##### GIVEN ENTRIES

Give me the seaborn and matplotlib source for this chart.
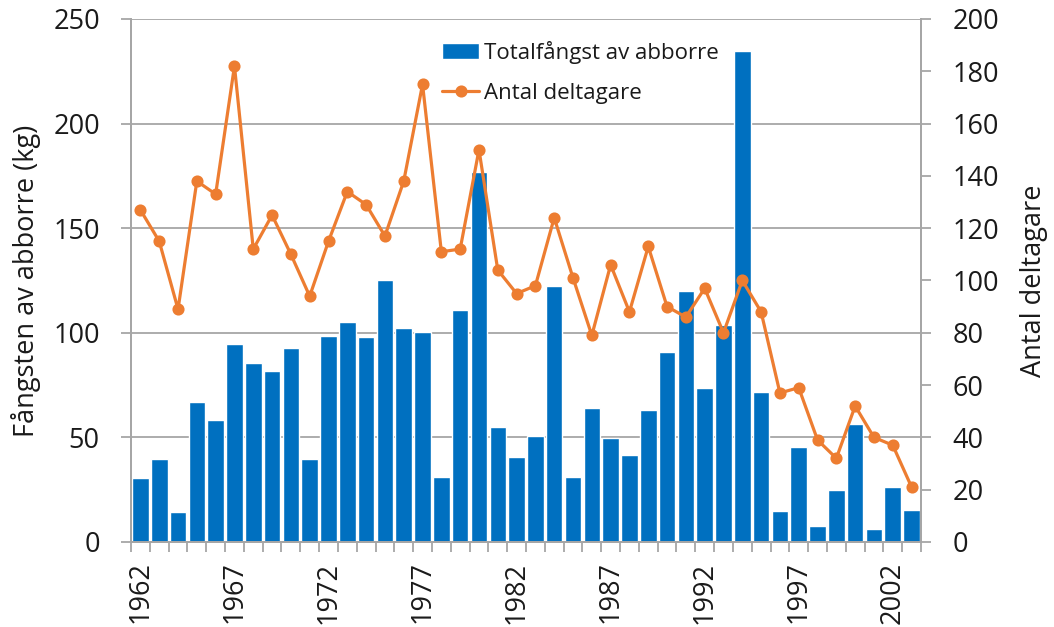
import matplotlib
matplotlib.use("Agg")
import matplotlib.pyplot as plt
import seaborn as sns
import numpy as np
import pandas as pd

years = list(range(1962, 2004))
catch_kg = [30.5, 39.5, 14.5, 67, 58.5, 94.5, 85.5, 81.5, 92.5, 39.5, 98.5, 105, 98, 125, 102.5, 100.5,
            31, 111, 177, 55, 40.5, 50.5, 122.5, 31, 64, 49.5, 41.5, 63, 91, 120, 73.5, 103.5,
            234.5, 71.5, 15, 45.5, 7.5, 25, 56.5, 6, 26.5, 15.5]
participants = [127, 115, 89, 138, 133, 182, 112, 125, 110, 94, 115, 134, 129, 117, 138, 175,
                111, 112, 150, 104, 95, 98, 124, 101, 79, 106, 88, 113, 90, 86, 97, 80,
                100, 88, 57, 59, 39, 32, 52, 40, 37, 21]
left_ticks = [0, 50, 100, 150, 200, 250]
right_ticks = list(range(0, 201, 20))
bar_label = "Totalfångst av abborre"
line_label = "Antal deltagare"
ylabel_left = "Fångsten av abborre (kg)"
ylabel_right = "Antal deltagare"

BLUE = "#0070c0"
ORANGE = "#ed7d31"
GRID = "#a6a6a6"
TXT = "#1a1a1a"
FS = 19.5

sns.set_theme(style="white")
plt.rcParams["font.family"] = ["Open Sans", "DejaVu Sans"]

df = pd.DataFrame({"year": [str(y) for y in years], "catch": catch_kg, "part": participants})

fig = plt.figure(figsize=(10.54, 6.27), dpi=100)
ax = fig.add_axes([0.1243, 0.1356, 0.7495, 0.8341])

sns.barplot(data=df, x="year", y="catch", ax=ax, color=BLUE, saturation=1,
            width=0.88, label=bar_label, zorder=2)
if ax.get_legend() is not None:
    ax.get_legend().remove()
ax.set_ylim(0, 250)
ax.set_yticks(left_ticks)
ax.yaxis.grid(True, color=GRID, linewidth=1.3, zorder=0)
ax.set_axisbelow(True)

ax2 = ax.twinx()
sns.pointplot(data=df, x="year", y="part", ax=ax2, color=ORANGE, label=line_label,
              markers="o", markersize=7, linewidth=2.3, errorbar=None)
if ax2.get_legend() is not None:
    ax2.get_legend().remove()
ax2.set_ylim(0, 200)
ax2.set_yticks(right_ticks)

n = len(years)
for a in (ax, ax2):
    a.set_xlim(-0.5, n - 0.5)

ax.set_xticks([i for i, y in enumerate(years) if (y - 1962) % 5 == 0])
ax.set_xticklabels([str(y) for y in years if (y - 1962) % 5 == 0], rotation=90)
ax.set_xticks(np.arange(-0.5, n, 1.0), minor=True)
ax.tick_params(axis="x", which="major", length=0, pad=14, labelsize=FS, labelcolor=TXT)
ax.tick_params(axis="x", which="minor", length=7.5, width=1.3, color=GRID, bottom=True)
ax.tick_params(axis="y", length=7.5, width=1.3, color=GRID, labelsize=FS, labelcolor=TXT, left=True, pad=15)
ax2.tick_params(axis="y", length=7.5, width=1.3, color=GRID, labelsize=FS, labelcolor=TXT, right=True, pad=15)

ax.set_xlabel("")
ax.set_ylabel(ylabel_left, fontsize=FS, color=TXT, labelpad=9)
ax2.set_ylabel(ylabel_right, fontsize=FS, color=TXT, labelpad=15)
ax2.set_xlabel("")

for a in (ax, ax2):
    for side in ("left", "right", "bottom"):
        a.spines[side].set_color(GRID)
        a.spines[side].set_linewidth(1.3)
    a.spines["top"].set_visible(False)

h1, l1 = ax.get_legend_handles_labels()
h2, l2 = ax2.get_legend_handles_labels()
leg = ax2.legend(h1 + h2, l1 + l2, loc="upper left", bbox_to_anchor=(0.4194, 0.9346),
                 bbox_transform=fig.transFigure, borderpad=0, borderaxespad=0,
                 frameon=False, fontsize=16, handlelength=1.67, handletextpad=0.2,
                 labelspacing=0.85)
for t in leg.get_texts():
    t.set_color(TXT)

fig.savefig("out.png", dpi=100)
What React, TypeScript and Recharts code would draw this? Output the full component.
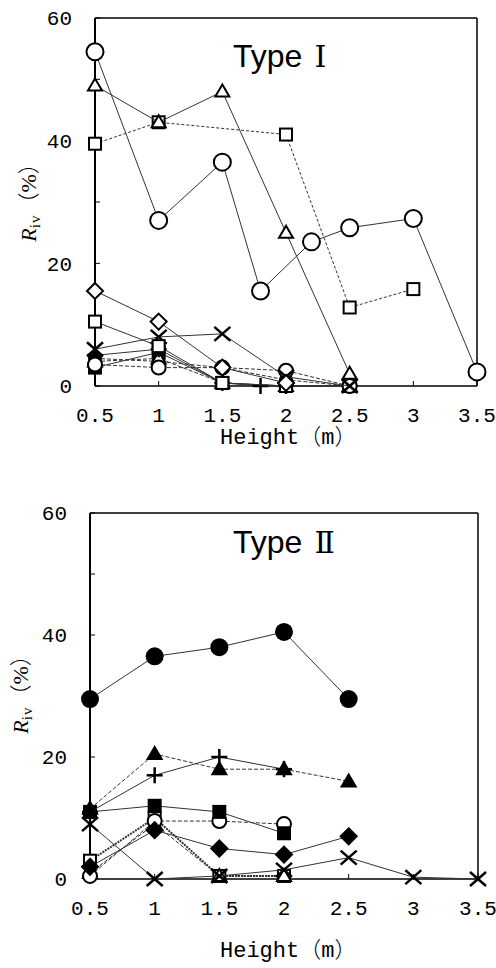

##########

WRITTEN REQUEST
Pictures do not belong in the copy. Repeat only the lines from the top of the records through the line containing "ax.set_axisbelow(True)".

ANSWER TO THE TASK
Give me the seaborn and matplotlib source for this chart.
import matplotlib
matplotlib.use("Agg")
import matplotlib.pyplot as plt
import seaborn as sns
import numpy as np
import pandas as pd

years = list(range(1962, 2004))
catch_kg = [30.5, 39.5, 14.5, 67, 58.5, 94.5, 85.5, 81.5, 92.5, 39.5, 98.5, 105, 98, 125, 102.5, 100.5,
            31, 111, 177, 55, 40.5, 50.5, 122.5, 31, 64, 49.5, 41.5, 63, 91, 120, 73.5, 103.5,
            234.5, 71.5, 15, 45.5, 7.5, 25, 56.5, 6, 26.5, 15.5]
participants = [127, 115, 89, 138, 133, 182, 112, 125, 110, 94, 115, 134, 129, 117, 138, 175,
                111, 112, 150, 104, 95, 98, 124, 101, 79, 106, 88, 113, 90, 86, 97, 80,
                100, 88, 57, 59, 39, 32, 52, 40, 37, 21]
left_ticks = [0, 50, 100, 150, 200, 250]
right_ticks = list(range(0, 201, 20))
bar_label = "Totalfångst av abborre"
line_label = "Antal deltagare"
ylabel_left = "Fångsten av abborre (kg)"
ylabel_right = "Antal deltagare"

BLUE = "#0070c0"
ORANGE = "#ed7d31"
GRID = "#a6a6a6"
TXT = "#1a1a1a"
FS = 19.5

sns.set_theme(style="white")
plt.rcParams["font.family"] = ["Open Sans", "DejaVu Sans"]

df = pd.DataFrame({"year": [str(y) for y in years], "catch": catch_kg, "part": participants})

fig = plt.figure(figsize=(10.54, 6.27), dpi=100)
ax = fig.add_axes([0.1243, 0.1356, 0.7495, 0.8341])

sns.barplot(data=df, x="year", y="catch", ax=ax, color=BLUE, saturation=1,
            width=0.88, label=bar_label, zorder=2)
if ax.get_legend() is not None:
    ax.get_legend().remove()
ax.set_ylim(0, 250)
ax.set_yticks(left_ticks)
ax.yaxis.grid(True, color=GRID, linewidth=1.3, zorder=0)
ax.set_axisbelow(True)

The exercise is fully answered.